Gastar en “paguitas”, o en cárceles


Una de las cosas más impresionantes que se han descubierto en la Sima de los Huesos de Atapuerca o en otros grandes yacimientos prehistóricos es la existencia muy precoz de la solidaridad entre los homínidos que nos precedieron hace cientos de miles de años. La arqueología forense ha detectado cráneos de personas (homo antecessor y luego neanderthalensis) que nacieron con serias discapacidades y sobrevivieron durante años gracias al cuidado de su clan; o tibias, peronés y fémures donde la marca de una soldadura indica que se produjo una grave fractura incapacitante, pero el individuo salió adelante porque tuvo acceso a lo que otros cazaban o recolectaban. El sapiens ha llegado hasta aquí (a lo largo de un camino sinuoso repleto de éxitos y fracasos) gracias sobre todo a una vocación social anclada en el apoyo mutuo. Sí, ha habido guerra, matanzas y contradicciones terribles; pero incluso en las peores condiciones no han dejado de producirse actos de compañerismo, momentos para compartir y consolar. Y siempre flotó sobre nuestras conciencias el sueño de una utopía igualitaria, pacífica, armoniosa y capaz de ofrecer una total seguridad.
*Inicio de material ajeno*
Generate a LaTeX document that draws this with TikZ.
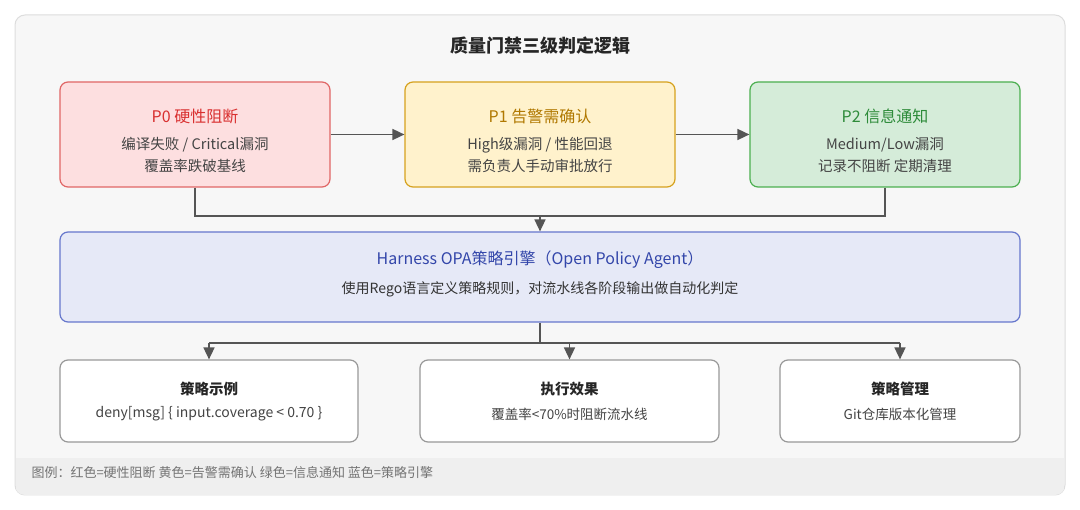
\documentclass[tikz,border=0pt]{standalone}
\usepackage{fontspec}
\setmainfont{Noto Sans CJK SC}
\usetikzlibrary{arrows.meta}
\definecolor{frame}{HTML}{DDDDDD}
\definecolor{bgc}{HTML}{F7F7F7}
\definecolor{legbg}{HTML}{EFEFEF}
\definecolor{rfill}{HTML}{FDDFE0}\definecolor{rdraw}{HTML}{E06666}\definecolor{rtext}{HTML}{D93030}
\definecolor{yfill}{HTML}{FFF2CC}\definecolor{ydraw}{HTML}{D6A21E}\definecolor{ytext}{HTML}{B07800}
\definecolor{gfill}{HTML}{D5ECD9}\definecolor{gdraw}{HTML}{4CAF50}\definecolor{gtext}{HTML}{2E8B3A}
\definecolor{bfill}{HTML}{E6E9F7}\definecolor{bdraw}{HTML}{6677CC}\definecolor{btext}{HTML}{3346AA}
\definecolor{line}{HTML}{555555}
\definecolor{txt}{HTML}{444444}
\begin{document}
\begin{tikzpicture}[x=1pt,y=-1pt,
  box/.style={rounded corners=8pt,line width=1.2pt},
  conn/.style={draw=line,line width=1.6pt,-{Triangle[length=12pt,width=11pt]}},
  plain/.style={draw=line,line width=1.6pt},
  ttl/.style={font=\fontsize{16}{18}\selectfont},
  sub/.style={font=\fontsize{14.5}{22}\selectfont,text=txt,align=center}]
\useasboundingbox (0,0) rectangle (1080,510);
\fill[white] (0,0) rectangle (1080,510);
\draw[frame,fill=bgc,rounded corners=10pt,line width=1pt] (15,15) rectangle (1065,495);
\begin{scope}
\clip[rounded corners=10pt] (15,15) rectangle (1065,495);
\fill[legbg] (16,458) rectangle (1064,495);
\end{scope}
\node[font=\fontsize{18}{20}\selectfont\bfseries,text=black!85] (title) at (540,46) {质量门禁三级判定逻辑};
\node[box,draw=rdraw,fill=rfill,minimum width=270pt,minimum height=105pt] (p0) at (195,134.5) {};
\node[box,draw=ydraw,fill=yfill,minimum width=270pt,minimum height=105pt] (p1) at (540,134.5) {};
\node[box,draw=gdraw,fill=gfill,minimum width=270pt,minimum height=105pt] (p2) at (885,134.5) {};
\node[ttl,text=rtext] at (195,116) {P0 硬性阻断};
\node[sub] at (195,155) {编译失败 / Critical漏洞\\覆盖率跌破基线};
\node[ttl,text=ytext] at (540,116) {P1 告警需确认};
\node[sub] at (540,155) {High级漏洞 / 性能回退\\需负责人手动审批放行};
\node[ttl,text=gtext] at (885,116) {P2 信息通知};
\node[sub] at (885,155) {Medium/Low漏洞\\记录不阻断 定期清理};
\draw[conn] (p0.east) -- (p1.west);
\draw[conn] (p1.east) -- (p2.west);
\node[box,draw=bdraw,fill=bfill,minimum width=960pt,minimum height=90pt] (opa) at (540,277) {};
\node[ttl,text=btext] at (540,260) {Harness OPA策略引擎（Open Policy Agent）};
\node[font=\fontsize{14}{16}\selectfont,text=black!80] at (540,289) {使用Rego语言定义策略规则，对流水线各阶段输出做自动化判定};
\coordinate (m) at (540,216);
\draw[plain] (p0.south) |- (m);
\draw[plain] (p2.south) |- (m);
\draw[conn] (m) -- (opa.north);
\node[box,draw=black!40,fill=white,minimum width=298pt,minimum height=82pt] (b1) at (209,401) {};
\node[box,draw=black!40,fill=white,minimum width=299pt,minimum height=82pt] (b2) at (569.5,401) {};
\node[box,draw=black!40,fill=white,minimum width=240pt,minimum height=82pt] (b3) at (900,401) {};
\coordinate (s) at (540,343);
\coordinate (sl) at (209,343);
\coordinate (sm) at (569.5,343);
\coordinate (sr) at (900,343);
\draw[plain] (opa.south) -- (s);
\draw[plain] (sl) -- (sr);
\draw[conn] (sl) -- (b1.north);
\draw[conn] (sm) -- (b2.north);
\draw[conn] (sr) -- (b3.north);
\node[font=\fontsize{14.5}{16}\selectfont\bfseries,text=black!85] at (209,389) {策略示例};
\node[font=\fontsize{14}{16}\selectfont,text=txt] at (209,414) {deny[msg] \{ input.coverage < 0.70 \}};
\node[font=\fontsize{14.5}{16}\selectfont\bfseries,text=black!85] at (569.5,389) {执行效果};
\node[font=\fontsize{13.5}{16}\selectfont,text=txt] at (569.5,414) {覆盖率<70\%时阻断流水线};
\node[font=\fontsize{14.5}{16}\selectfont\bfseries,text=black!85] at (900,389) {策略管理};
\node[font=\fontsize{13.5}{16}\selectfont,text=txt] at (900,414) {Git仓库版本化管理};
\node[anchor=west,font=\fontsize{13}{15}\selectfont,text=black!55] (leg) at (28,473) {图例：红色=硬性阻断 黄色=告警需确认 绿色=信息通知 蓝色=策略引擎};
\end{tikzpicture}
\end{document}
Tampoco ha faltado, sin embargo, la visión hobbesiana y terrible del ser humano como enemigo de su vecino, del sálvese quien pueda, del egoísmo absoluto. Por lo cual no parece extraño que ese impulso haya llegado hasta nuestros días, cuando la propuesta de crear en España una renta básica, renta mínima o ingreso mínimo vital (ver las diferencias entre unos y otros conceptos en el artículo de Cristina Monge cuyo enlace se puede conseguir en la sección de recomendaciones) choca con la oposición de las derechas, o cuando los territorios más ricos pretenden desembarazarse de otros que lo son menos (sea por la vía de la secesión o por la adopción de medidas específicas para convertirse en un paraíso fiscal), o cuando, asumiendo idéntica actitud, los países del norte de Europa se niegan a hacer causa común con los del sur (¿hormigas y cigarras?). Desde luego, en el subconsciente de los reaccionarios hispanos está marcada a fuego la voluntad de las viejas clases dominantes de oponerse a cualquier medida redistributiva. Las actuaciones sindicales de finales del XIX o los intentos de llevar a cabo una verdadera reforma agraria en los años Treinta del siglo pasado fueron rechazados con argumentos que se repetían una y otra vez: los que exigían derechos laborales o el usufructo de la tierra que trabajaban eran vagos, ladrones, gentuza que aspiraba a vivir del esfuerzo ajeno, clientela de los demagogos, comunistas (o socialistas o anarquistas) enemigos de la propiedad, inútiles, aspirantes a paniaguados… Así hasta hoy mismo, cuando vemos el rechazo frontal a lo que llaman con obvio desprecio “paguita”.

Con una u otra fórmula, la garantía de un ingreso elemental que permita subsistir a quienes están en riesgo de caer en la pobreza extrema ya existe en diversos países desarrollados. Ese mecanismo propio del Estado del Bienestar avanzado ha sido incluso avalado por teóricos y políticos conservadores (en España, gente como de Guindos o Montoro). A nadie se le oculta que cuando vienen mal dadas (y estamos entrando en un periodo donde van a venir no mal sino peor) hay que disponer de una red protectora que fije algún límite a la desigualdad. Porque, si no se hace así, todo cambiará. Una sociedad descompuesta será mucho menos estable, más desequilibrada, más pobre en su conjunto y más insegura. La extensión de la pobreza es el perfecto caldo de cultivo para el crimen organizado. Ello no deja de tener una maligna coherencia, porque las distintas mafias y cárteles delictivos han iniciado el siglo XXI más poderosos que nunca y se han infiltrado en los más exclusivos circuitos financieros. Moviéndose en el capitalismo de casino como pez en el agua, esas temibles entidades generan un nuevo ecosistema político y militar (no solo desafían al Estado, también aspiran a sustituirlo) y constituyen para los más pobres el único medio de movilidad social que puede permitirles salir de la miseria a través de la violencia extrema y la amoralidad total. Esto ya ocurre en muchos lugares de América Latina y África, aunque también, y cada vez más, en el propio Occidente.

Si no hay “paguita” ni enseñanza y sanidad universales y gratuitas ni viviendas sociales ni otros mecanismos de protección, será preciso pensar, entre otras contramedidas, en multiplicar las cárceles y los recursos represivos, públicos o privados. Repasen los datos al respecto de Estados Unidos y verán de qué hablo. En tiempo de pandemia y catástrofe la reflexión sobre este asunto viene como anillo al dedo.